— Вот, здесь те самые панталончики… Потрогайте, какая нежная ткань, какой рисунок, тончайшее кружево… Их даже в руках держать одно удовольствие…
Между делом этим же дамам предлагалось новомодную новинку, изготовленную по заграничным рецептам, — кофейный и сливочный ликер. Когда шел разговор о таких сокровенных деталях дамского туалета, кто откажется небольшой рюмочки аперитива? Правильно, никто.
Естественно, посетительницы выходили отсюда с легким румянцем на щеках и чрезвычайно загадочным взглядом. Теребили в руках платочки, веера, а также крепко сжимая небольшие бумажные свертки с особой покупкой. При выходе из салона выглядели непременно задумчивыми и молчаливыми, на что, конечно же, обращали внимание их кавалеры.
Санкт-Петербург, Зимний дворец
Статс-секретарь осторожно приоткрыл дверь кабинета, стараясь не нарушить покой императора. Ему нужно было лишь одним глазом глянуть, занят ли государь сейчас или нет, и можно ли войти с документами на подпись. Оказалось, занят, точнее весьма занят. Склонился над письменным столом, что-то, несомненно, важное изучает, не поднимая головы. Значит, пока Николая Павловича лучше не беспокоить.
Мужчина так же осторожно прикрыл дверь кабинета и развернулся к собравшимся в приемной придворным, которые ждали нужной «оказии». Статс-секретарь покачал головой, и в помещении раздался тяжелый вздох. Всем стало ясно, что император весьма занят работой с документами особой государственной важности. Иначе непроницаемое лицо его секретаря расшифровать было никак нельзя. Значит, сегодня скорее всего приема не будет.
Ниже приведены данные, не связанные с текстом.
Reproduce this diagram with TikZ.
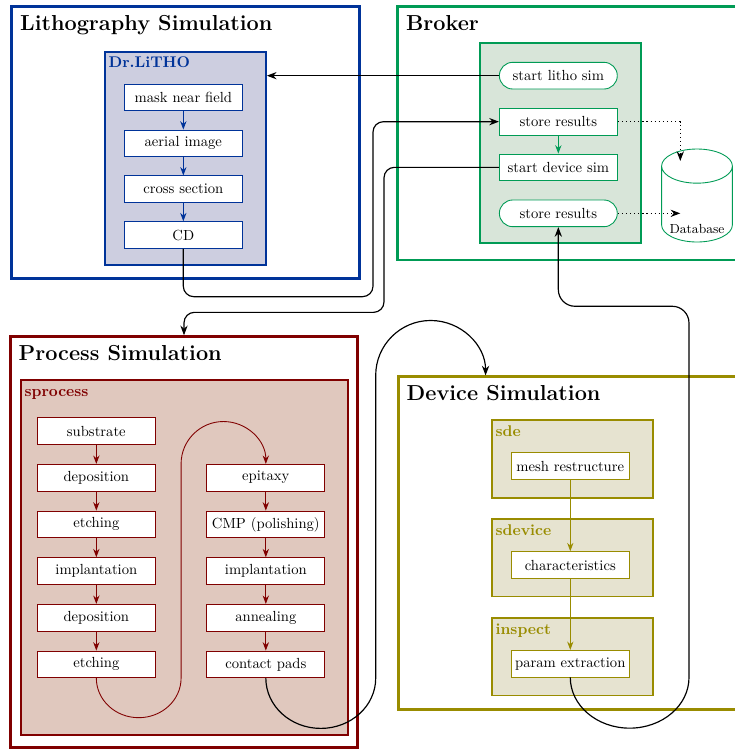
\documentclass[tikz,border=0pt]{standalone}
\usepackage{xcolor}
\usepackage{tikz}
\usetikzlibrary{shapes.geometric,arrows.meta,positioning}

\definecolor{lithoblue}{RGB}{0,51,153}
\definecolor{lithofill}{RGB}{205,206,224}
\definecolor{brokergreen}{RGB}{0,155,85}
\definecolor{brokerfill}{RGB}{216,229,217}
\definecolor{procred}{RGB}{128,0,0}
\definecolor{procfill}{RGB}{224,200,190}
\definecolor{devolive}{RGB}{153,140,0}
\definecolor{devfill}{RGB}{230,227,208}

\begin{document}
\begin{tikzpicture}[
  outer/.style={draw, line width=2pt, inner sep=0pt},
  cont/.style={draw, line width=1.2pt, inner sep=0pt},
  box/.style={draw, fill=white, semithick, minimum width=2.83cm, minimum height=0.64cm, inner sep=0pt, align=center},
  rbox/.style={box, rounded corners=0.32cm},
  ttl/.style={font=\fontsize{14.8}{18}\selectfont\bfseries, anchor=base west, inner sep=0pt},
  tag/.style={font=\fontsize{10.6}{12}\selectfont\bfseries, anchor=base west, inner sep=0pt},
  arr/.style={-{Stealth}, semithick},
  link/.style={-{Stealth}, thick},
  store/.style={-{Stealth}, thick, dotted},
  cyl/.style={cylinder, shape border rotate=90, aspect=3.5, draw=brokergreen, semithick, minimum width=1.7cm, minimum height=2.232cm}
]
\useasboundingbox (0,0) rectangle (17.64,-17.976);

% Outer frames
\node[outer, draw=lithoblue,   minimum width=8.342cm, minimum height=6.518cm] (litho)  at (4.452,-3.42)  {};
\node[outer, draw=brokergreen, minimum width=8.695cm, minimum height=6.079cm] (broker) at (13.892,-3.2)  {};
\node[outer, draw=procred,     minimum width=8.338cm, minimum height=9.854cm] (proc)   at (4.416,-13.008) {};
\node[outer, draw=devolive,    minimum width=8.68cm,  minimum height=7.982cm] (dev)    at (13.9,-13.032)  {};

\node[ttl] (litho-t)  at ([shift={(0.23,-0.6)}]litho.north west)  {Lithography Simulation};
\node[ttl] (broker-t) at ([shift={(0.23,-0.6)}]broker.north west) {Broker};
\node[ttl] (proc-t)   at ([shift={(0.23,-0.6)}]proc.north west)   {Process Simulation};
\node[ttl] (dev-t)    at ([shift={(0.23,-0.6)}]dev.north west)    {Device Simulation};

% Tool containers
\node[cont, draw=lithoblue, fill=lithofill, minimum width=3.864cm, minimum height=5.126cm] (drlitho) at (4.452,-3.804) {};
\node[cont, draw=brokergreen, fill=brokerfill, minimum width=3.857cm, minimum height=4.8cm] (brk) at (13.456,-3.439) {};
\node[cont, draw=procred, fill=procfill, minimum width=7.841cm, minimum height=8.513cm] (sproc) at (4.424,-13.384) {};
\node[cont, draw=devolive, fill=devfill, minimum width=3.871cm, minimum height=1.858cm] (sde)  at (13.744,-11.016) {};
\node[cont, draw=devolive, fill=devfill, minimum width=3.871cm, minimum height=1.858cm] (sdev) at (13.744,-13.384) {};
\node[cont, draw=devolive, fill=devfill, minimum width=3.871cm, minimum height=1.858cm] (insp) at (13.744,-15.76)  {};

\node[tag, text=lithoblue] (drlitho-t) at ([shift={(0.1,-0.41)}]drlitho.north west) {Dr.LiTHO};
\node[tag, text=procred]   (sproc-t)   at ([shift={(0.1,-0.41)}]sproc.north west)   {sprocess};
\node[tag, text=devolive]  (sde-t)     at ([shift={(0.1,-0.41)}]sde.north west)     {sde};
\node[tag, text=devolive]  (sdev-t)    at ([shift={(0.1,-0.41)}]sdev.north west)    {sdevice};
\node[tag, text=devolive]  (insp-t)    at ([shift={(0.1,-0.41)}]insp.north west)    {inspect};

% Lithography steps
\node[box, draw=lithoblue] (m1) at (4.4,-2.34)  {mask near field};
\node[box, draw=lithoblue] (m2) at (4.4,-3.439) {aerial image};
\node[box, draw=lithoblue] (m3) at (4.4,-4.541) {cross section};
\node[box, draw=lithoblue] (cd) at (4.4,-5.64)  {CD};

% Broker steps
\node[rbox, draw=brokergreen] (sls) at (13.4,-1.816) {start litho sim};
\node[box,  draw=brokergreen] (st1) at (13.4,-2.92)  {store results};
\node[box,  draw=brokergreen] (sds) at (13.4,-4.016) {start device sim};
\node[rbox, draw=brokergreen] (st2) at (13.4,-5.12)  {store results};

\node[cyl, anchor=shape center] (db) at (16.728,-4.692) {};
\node[font=\small] (dblbl) at ([yshift=-0.8cm]db.shape center) {Database};
\coordinate (dbin) at (16.327,-3.864);

% Process steps
\node[box, draw=procred] (p1) at (2.312,-10.344) {substrate};
\node[box, draw=procred] (p2) at (2.312,-11.464) {deposition};
\node[box, draw=procred] (p3) at (2.312,-12.584) {etching};
\node[box, draw=procred] (p4) at (2.312,-13.704) {implantation};
\node[box, draw=procred] (p5) at (2.312,-14.824) {deposition};
\node[box, draw=procred] (p6) at (2.312,-15.944) {etching};
\node[box, draw=procred] (q1) at (6.38,-11.464)  {epitaxy};
\node[box, draw=procred] (q2) at (6.38,-12.584)  {CMP (polishing)};
\node[box, draw=procred] (q3) at (6.38,-13.704)  {implantation};
\node[box, draw=procred] (q4) at (6.38,-14.824)  {annealing};
\node[box, draw=procred] (q5) at (6.38,-15.944)  {contact pads};

% Device steps
\node[box, draw=devolive] (mesh) at (13.687,-11.184) {mesh restructure};
\node[box, draw=devolive] (chr)  at (13.687,-13.56)  {characteristics};
\node[box, draw=devolive] (pe)   at (13.687,-15.928) {param extraction};
\coordinate (devin) at (11.654,-9.01);

% Inner flows
\foreach \a/\b in {m1/m2, m2/m3, m3/cd}
  \draw[arr, lithoblue] (\a) -- (\b);
\foreach \a/\b in {p1/p2, p2/p3, p3/p4, p4/p5, p5/p6, q1/q2, q2/q3, q3/q4, q4/q5}
  \draw[arr, procred] (\a) -- (\b);
\foreach \a/\b in {mesh/chr, chr/pe}
  \draw[arr, devolive] (\a) -- (\b);
\draw[arr, brokergreen] (st1) -- (sds);
\draw[arr, procred] (p6.south) arc[start angle=180, end angle=360, x radius=1.017, y radius=0.95]
  -- ([xshift=-2.034cm]q1.north) arc[start angle=180, end angle=0, radius=1.017];

% Storage
\draw[store] (st1.east) -| (dbin);
\draw[store] (st2.east) -- (st2.east -| dbin);

% Links between simulations
\draw[link] (sls.west) -- (sls.west -| drlitho.east);
\draw[link, rounded corners=0.25cm] (cd.south) |- (8.952,-7.12) |- (st1.west);
\draw[link, rounded corners=0.25cm] (sds.west) -| (9.216,-7.496) -| (proc.north);
\draw[link] (q5.south) arc[start angle=180, end angle=360, x radius=1.3185, y radius=1.207]
  -- ([xshift=-2.637cm]devin) arc[start angle=180, end angle=0, radius=1.3185];
\draw[link] (pe.south) arc[start angle=180, end angle=360, x radius=1.4245, y radius=1.217]
  [rounded corners=0.4cm] |- ([yshift=-1.9cm]st2.south) -- (st2.south);
\end{tikzpicture}
\end{document}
В рабочем кабинете между тем разворачивалось довольно любопытное действо, мало похожее на напряженную работу с документами особой государственной важности…
— Так, что же у нас здесь такое? — государь, покусывая грифельный карандаш-чертилку, внимательно рассматривал небольшой серый лист с разлинованным квадратом. Внизу квадрата располагались пронумерованные предложения, которые он сейчас снова и снова перечитывал. — Декоративно-прикладной промысел, в росписи которого использовались только три цвета — красный, черный и золотой. Хм… Прямо на языке вертится…
Император поднялся, несколько раз прошелся вдоль кабинета, от одной стены к другой. Надеялся, что нужный ответ сам собой придет в голову. К сожалению, не получалось.
— Эх, ты, уже полдень скоро! Вот я засиделся, — подошел к столу и с сожалением отложил в сторону серый газетный листок со своим новым увлечением — кроссвордом. — Оказалось, весьма занятное занятие, весьма… Просто затягивает… И ведь снова здесь отметился господин Пушкин…
Энергия и необыкновенная всесторонность интересов поэта прямо-таки поражала. В последние месяцы, а особенно после той прогремевшей дуэли, имя Александра Сергеевича просто гремело по столице. Его поведение, необычные поступки, странные слова были первейшей темой для обсуждения на балах, торжественных встречах и просто великосветских посиделках.
— Неугомонный…
И едва ажиотаж спадал, как господин Пушкин вновь подавал повод заявить о себе.
— Просто дьявольски неугомонный. Столько от него проблем, шума, всяких неожиданностей, что… Так и подумаешь, что месье Дантесу нужно было не обычную пулю взять, а серебренную, — негромко хохотнул, найдя свою же шутку весьма и весьма достойной. Конечно же, при посторонних он такое никогда вслух не озвучит. Но наедине нередко и позволял себе черный юмор. — Сначала эта твоя газета произвела фурор.
При этом император невольно перевел взгляд на край стола, где лежал серый листок с кроссвордом.
С этой газетой — «Копейкой» — и в самом деле случилось просто какое-то сумасшествие. Ведь, раньше здесь, да и за границей, чтение газеты было привилегией, о чем говорила ее немалая стоимость. Только дворяне могли себе позволить читать печать, которая, совершенно естественно, писала именно о нуждах и чаяниях аристократии. Эта же оказалась газета оказалась все, а даже простому люду, по карману.
— Хитро придумано, хитро, господин Пушкин, — одобрительно покачал головой Николай Павлович. — Теперь, считай, «Копейка» у любого уважающего себя купчины на столе лежит или за пазухой засунута. Они землю роют, чтобы об их товаре здесь хотя бы одно хорошее слово написали. Я уже про плохое слово и не говорю. Помнится…
Пара дней назад, кажется, в одном из номеров промелькнула новость, что кто-то в трактире на Мойке отравился. С тех пор, как доложили императору, ни один человек, ни богатый, ни бедный, больше не пришел к ним. Словом, трактир можно закрывать.